• RECORDS FOR THE EXERCISE:
○ ○ ○ ○ ○ ○ ○

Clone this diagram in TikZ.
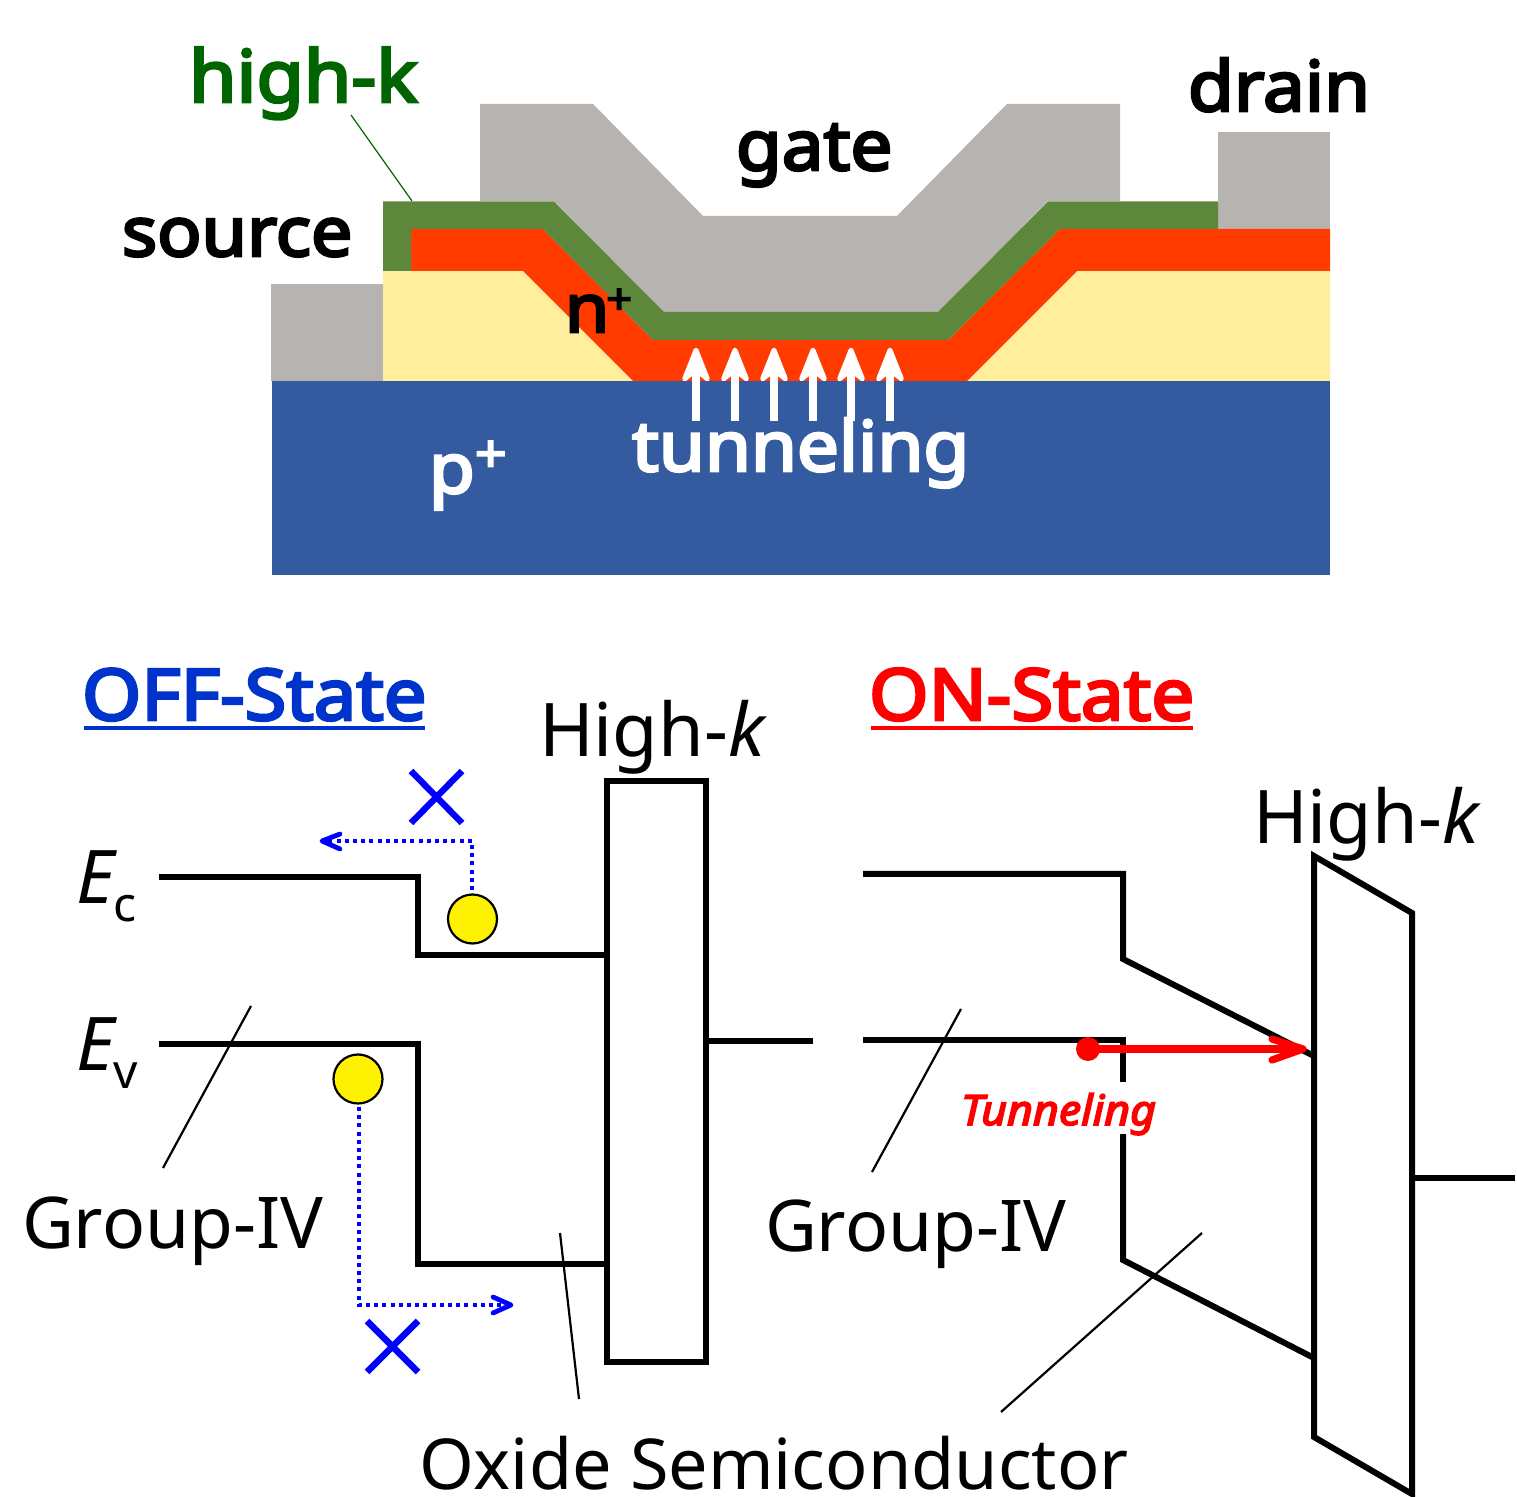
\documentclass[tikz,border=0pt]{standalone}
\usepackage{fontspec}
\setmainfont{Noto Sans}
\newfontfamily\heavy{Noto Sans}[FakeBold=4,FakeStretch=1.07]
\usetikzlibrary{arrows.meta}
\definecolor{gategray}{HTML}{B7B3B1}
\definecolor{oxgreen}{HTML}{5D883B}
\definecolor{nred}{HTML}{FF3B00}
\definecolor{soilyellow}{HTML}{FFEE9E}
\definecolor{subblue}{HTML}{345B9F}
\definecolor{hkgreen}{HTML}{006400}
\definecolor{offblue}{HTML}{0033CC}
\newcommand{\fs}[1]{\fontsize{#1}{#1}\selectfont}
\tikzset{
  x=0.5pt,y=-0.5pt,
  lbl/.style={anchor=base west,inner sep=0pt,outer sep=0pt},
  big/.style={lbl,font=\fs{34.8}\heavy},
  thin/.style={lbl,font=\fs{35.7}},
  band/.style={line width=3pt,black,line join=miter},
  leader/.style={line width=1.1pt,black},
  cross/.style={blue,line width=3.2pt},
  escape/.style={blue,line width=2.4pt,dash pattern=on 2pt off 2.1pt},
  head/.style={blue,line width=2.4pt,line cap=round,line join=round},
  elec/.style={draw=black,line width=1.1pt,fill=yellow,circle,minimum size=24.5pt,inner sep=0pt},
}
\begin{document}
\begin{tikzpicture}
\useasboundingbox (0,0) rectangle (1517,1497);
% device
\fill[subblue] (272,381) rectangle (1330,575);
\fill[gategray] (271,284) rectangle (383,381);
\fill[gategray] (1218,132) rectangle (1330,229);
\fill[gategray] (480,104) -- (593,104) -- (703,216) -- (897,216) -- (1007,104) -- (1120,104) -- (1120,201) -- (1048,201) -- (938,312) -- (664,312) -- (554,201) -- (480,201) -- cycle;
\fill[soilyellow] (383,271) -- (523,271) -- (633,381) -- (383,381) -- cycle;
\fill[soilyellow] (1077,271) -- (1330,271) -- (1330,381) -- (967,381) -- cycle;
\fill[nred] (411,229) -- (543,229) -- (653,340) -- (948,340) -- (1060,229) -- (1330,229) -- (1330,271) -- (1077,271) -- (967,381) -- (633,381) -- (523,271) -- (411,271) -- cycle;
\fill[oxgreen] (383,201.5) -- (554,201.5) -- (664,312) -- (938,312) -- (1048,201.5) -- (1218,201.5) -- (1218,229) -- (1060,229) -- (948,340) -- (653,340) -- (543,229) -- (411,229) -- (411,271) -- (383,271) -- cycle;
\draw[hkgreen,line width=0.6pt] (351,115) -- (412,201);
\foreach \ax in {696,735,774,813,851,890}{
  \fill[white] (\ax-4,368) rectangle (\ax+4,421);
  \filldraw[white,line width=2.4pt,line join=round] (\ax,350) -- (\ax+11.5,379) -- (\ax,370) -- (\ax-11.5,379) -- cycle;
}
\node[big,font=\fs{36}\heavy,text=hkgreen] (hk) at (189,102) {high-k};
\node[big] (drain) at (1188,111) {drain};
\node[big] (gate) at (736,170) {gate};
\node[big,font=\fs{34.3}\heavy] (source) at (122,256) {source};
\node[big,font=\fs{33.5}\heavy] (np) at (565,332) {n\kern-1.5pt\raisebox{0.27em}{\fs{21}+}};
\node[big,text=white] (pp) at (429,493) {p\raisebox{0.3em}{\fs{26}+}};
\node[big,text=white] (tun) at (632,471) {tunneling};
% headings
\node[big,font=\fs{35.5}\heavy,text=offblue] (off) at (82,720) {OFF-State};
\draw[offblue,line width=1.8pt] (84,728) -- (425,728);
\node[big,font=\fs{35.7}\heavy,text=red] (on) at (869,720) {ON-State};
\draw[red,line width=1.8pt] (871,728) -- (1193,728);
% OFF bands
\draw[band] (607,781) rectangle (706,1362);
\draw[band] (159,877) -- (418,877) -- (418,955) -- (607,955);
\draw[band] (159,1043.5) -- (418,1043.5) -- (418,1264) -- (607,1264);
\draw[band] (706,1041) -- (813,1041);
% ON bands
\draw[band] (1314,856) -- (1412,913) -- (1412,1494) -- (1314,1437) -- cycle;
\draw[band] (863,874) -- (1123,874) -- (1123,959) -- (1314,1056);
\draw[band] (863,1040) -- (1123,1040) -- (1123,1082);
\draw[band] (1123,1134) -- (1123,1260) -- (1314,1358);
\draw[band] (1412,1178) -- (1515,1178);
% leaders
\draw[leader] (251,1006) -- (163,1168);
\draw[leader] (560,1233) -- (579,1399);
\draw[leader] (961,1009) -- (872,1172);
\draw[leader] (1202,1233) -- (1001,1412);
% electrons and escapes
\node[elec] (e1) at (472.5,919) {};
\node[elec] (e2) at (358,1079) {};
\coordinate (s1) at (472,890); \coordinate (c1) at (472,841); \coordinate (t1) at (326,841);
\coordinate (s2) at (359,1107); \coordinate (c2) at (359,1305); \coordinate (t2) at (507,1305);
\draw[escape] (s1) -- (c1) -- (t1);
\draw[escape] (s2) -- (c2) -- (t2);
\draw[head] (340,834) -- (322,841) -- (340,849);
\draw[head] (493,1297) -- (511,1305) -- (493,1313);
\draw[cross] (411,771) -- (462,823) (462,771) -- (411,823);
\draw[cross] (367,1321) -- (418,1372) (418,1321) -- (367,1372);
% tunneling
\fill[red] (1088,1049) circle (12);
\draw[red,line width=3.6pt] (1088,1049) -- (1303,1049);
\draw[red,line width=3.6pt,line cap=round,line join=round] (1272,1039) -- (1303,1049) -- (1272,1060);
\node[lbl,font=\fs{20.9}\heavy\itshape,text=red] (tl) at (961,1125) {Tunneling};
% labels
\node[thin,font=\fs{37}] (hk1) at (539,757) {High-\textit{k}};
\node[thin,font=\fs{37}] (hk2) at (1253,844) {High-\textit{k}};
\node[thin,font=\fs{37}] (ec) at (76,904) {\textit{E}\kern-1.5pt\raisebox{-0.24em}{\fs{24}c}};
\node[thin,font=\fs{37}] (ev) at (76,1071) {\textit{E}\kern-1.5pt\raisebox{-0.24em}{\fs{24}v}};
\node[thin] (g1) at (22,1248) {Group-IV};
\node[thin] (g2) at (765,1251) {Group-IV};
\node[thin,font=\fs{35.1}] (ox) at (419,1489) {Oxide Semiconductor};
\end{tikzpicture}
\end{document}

○ ○ ○ ○ ○ ○ ○

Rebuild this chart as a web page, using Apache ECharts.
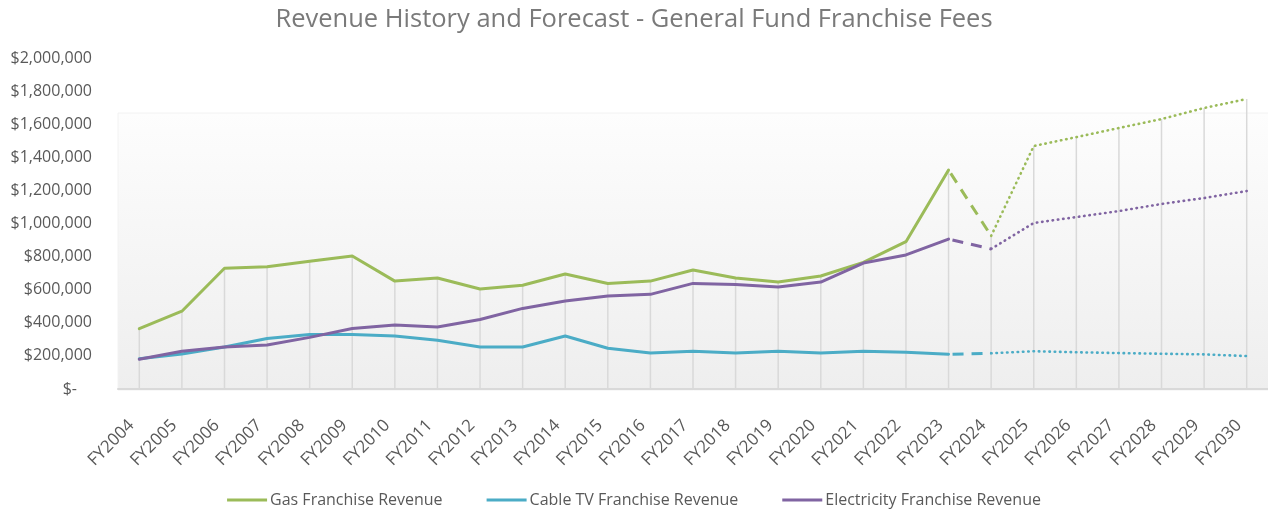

○ ○ ○ ○ ○ ○ ○

• SET EXERCISE:
Extract from the material all lines containing the string "this".

• EXPECTED OUTPUT:
Clone this diagram in TikZ.
Rebuild this chart as a web page, using Apache ECharts.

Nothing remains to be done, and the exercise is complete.